* **BRIEF**
Omit the images, then output each of the records below exactly.

Records with drawing code:
[Start]

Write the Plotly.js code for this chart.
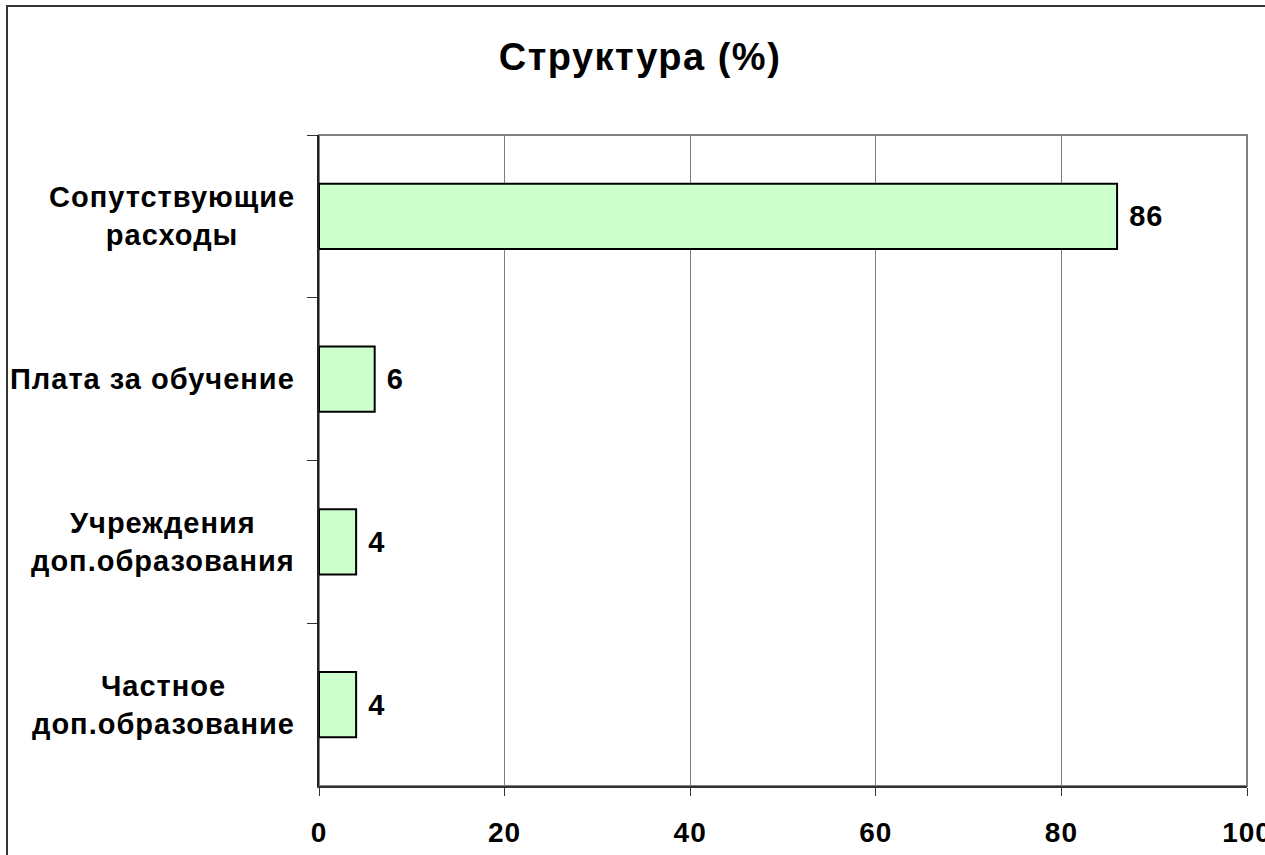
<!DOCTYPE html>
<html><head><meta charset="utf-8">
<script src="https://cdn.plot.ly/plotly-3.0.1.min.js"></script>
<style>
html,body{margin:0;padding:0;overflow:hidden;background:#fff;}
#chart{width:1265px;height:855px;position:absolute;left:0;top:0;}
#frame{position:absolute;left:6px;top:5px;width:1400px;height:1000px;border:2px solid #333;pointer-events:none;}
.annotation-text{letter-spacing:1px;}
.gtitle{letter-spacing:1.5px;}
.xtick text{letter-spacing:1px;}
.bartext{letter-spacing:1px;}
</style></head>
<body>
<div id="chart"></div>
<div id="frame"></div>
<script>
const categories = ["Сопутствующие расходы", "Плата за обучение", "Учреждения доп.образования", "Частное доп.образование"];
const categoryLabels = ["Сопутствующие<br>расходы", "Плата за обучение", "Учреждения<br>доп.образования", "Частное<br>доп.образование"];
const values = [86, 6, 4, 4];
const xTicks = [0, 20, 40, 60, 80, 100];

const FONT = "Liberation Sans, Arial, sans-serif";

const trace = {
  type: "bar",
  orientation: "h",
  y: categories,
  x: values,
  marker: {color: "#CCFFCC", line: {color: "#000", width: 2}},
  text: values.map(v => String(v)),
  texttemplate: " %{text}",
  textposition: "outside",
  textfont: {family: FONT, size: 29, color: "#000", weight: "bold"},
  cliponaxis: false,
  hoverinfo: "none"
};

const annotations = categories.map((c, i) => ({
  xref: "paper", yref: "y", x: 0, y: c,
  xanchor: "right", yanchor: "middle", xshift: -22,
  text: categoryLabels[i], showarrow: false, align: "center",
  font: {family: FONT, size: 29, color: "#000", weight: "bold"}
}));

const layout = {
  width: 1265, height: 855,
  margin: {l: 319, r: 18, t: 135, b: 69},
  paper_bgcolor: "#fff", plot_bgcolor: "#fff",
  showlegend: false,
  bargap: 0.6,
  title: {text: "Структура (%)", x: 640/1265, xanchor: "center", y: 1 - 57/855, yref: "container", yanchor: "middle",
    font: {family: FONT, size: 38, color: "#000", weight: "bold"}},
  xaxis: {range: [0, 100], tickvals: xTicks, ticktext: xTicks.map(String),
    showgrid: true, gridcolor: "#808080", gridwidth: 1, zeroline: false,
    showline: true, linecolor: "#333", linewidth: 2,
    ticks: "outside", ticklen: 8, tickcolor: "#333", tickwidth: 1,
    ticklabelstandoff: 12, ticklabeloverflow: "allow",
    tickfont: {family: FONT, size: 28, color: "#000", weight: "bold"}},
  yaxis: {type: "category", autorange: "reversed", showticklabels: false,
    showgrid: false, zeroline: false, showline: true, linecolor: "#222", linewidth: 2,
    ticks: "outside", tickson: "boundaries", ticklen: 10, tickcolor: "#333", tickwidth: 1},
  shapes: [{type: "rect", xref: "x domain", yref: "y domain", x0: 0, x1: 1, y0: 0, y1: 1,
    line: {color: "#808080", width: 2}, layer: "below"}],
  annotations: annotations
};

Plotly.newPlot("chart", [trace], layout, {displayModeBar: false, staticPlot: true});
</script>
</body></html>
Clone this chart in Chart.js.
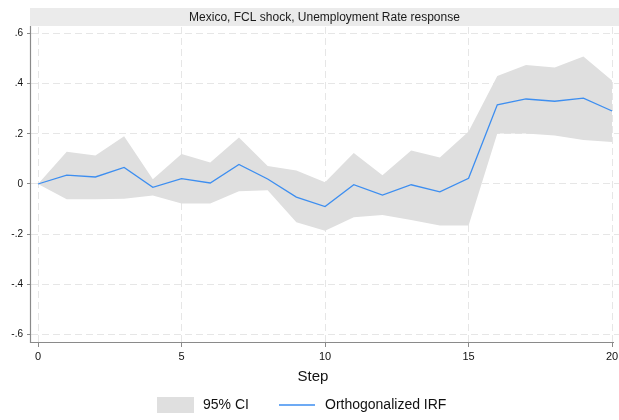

[End]

* **REPLY TO THE TASK**
Write the Plotly.js code for this chart.
<!DOCTYPE html>
<html><head><meta charset="utf-8">
<script src="https://cdn.plot.ly/plotly-3.0.1.min.js"></script>
<style>
html,body{margin:0;padding:0;overflow:hidden;background:#fff;}
#chart{width:1265px;height:855px;position:absolute;left:0;top:0;}
#frame{position:absolute;left:6px;top:5px;width:1400px;height:1000px;border:2px solid #333;pointer-events:none;}
.annotation-text{letter-spacing:1px;}
.gtitle{letter-spacing:1.5px;}
.xtick text{letter-spacing:1px;}
.bartext{letter-spacing:1px;}
</style></head>
<body>
<div id="chart"></div>
<div id="frame"></div>
<script>
const categories = ["Сопутствующие расходы", "Плата за обучение", "Учреждения доп.образования", "Частное доп.образование"];
const categoryLabels = ["Сопутствующие<br>расходы", "Плата за обучение", "Учреждения<br>доп.образования", "Частное<br>доп.образование"];
const values = [86, 6, 4, 4];
const xTicks = [0, 20, 40, 60, 80, 100];

const FONT = "Liberation Sans, Arial, sans-serif";

const trace = {
  type: "bar",
  orientation: "h",
  y: categories,
  x: values,
  marker: {color: "#CCFFCC", line: {color: "#000", width: 2}},
  text: values.map(v => String(v)),
  texttemplate: " %{text}",
  textposition: "outside",
  textfont: {family: FONT, size: 29, color: "#000", weight: "bold"},
  cliponaxis: false,
  hoverinfo: "none"
};

const annotations = categories.map((c, i) => ({
  xref: "paper", yref: "y", x: 0, y: c,
  xanchor: "right", yanchor: "middle", xshift: -22,
  text: categoryLabels[i], showarrow: false, align: "center",
  font: {family: FONT, size: 29, color: "#000", weight: "bold"}
}));

const layout = {
  width: 1265, height: 855,
  margin: {l: 319, r: 18, t: 135, b: 69},
  paper_bgcolor: "#fff", plot_bgcolor: "#fff",
  showlegend: false,
  bargap: 0.6,
  title: {text: "Структура (%)", x: 640/1265, xanchor: "center", y: 1 - 57/855, yref: "container", yanchor: "middle",
    font: {family: FONT, size: 38, color: "#000", weight: "bold"}},
  xaxis: {range: [0, 100], tickvals: xTicks, ticktext: xTicks.map(String),
    showgrid: true, gridcolor: "#808080", gridwidth: 1, zeroline: false,
    showline: true, linecolor: "#333", linewidth: 2,
    ticks: "outside", ticklen: 8, tickcolor: "#333", tickwidth: 1,
    ticklabelstandoff: 12, ticklabeloverflow: "allow",
    tickfont: {family: FONT, size: 28, color: "#000", weight: "bold"}},
  yaxis: {type: "category", autorange: "reversed", showticklabels: false,
    showgrid: false, zeroline: false, showline: true, linecolor: "#222", linewidth: 2,
    ticks: "outside", tickson: "boundaries", ticklen: 10, tickcolor: "#333", tickwidth: 1},
  shapes: [{type: "rect", xref: "x domain", yref: "y domain", x0: 0, x1: 1, y0: 0, y1: 1,
    line: {color: "#808080", width: 2}, layer: "below"}],
  annotations: annotations
};

Plotly.newPlot("chart", [trace], layout, {displayModeBar: false, staticPlot: true});
</script>
</body></html>
Clone this chart in Chart.js.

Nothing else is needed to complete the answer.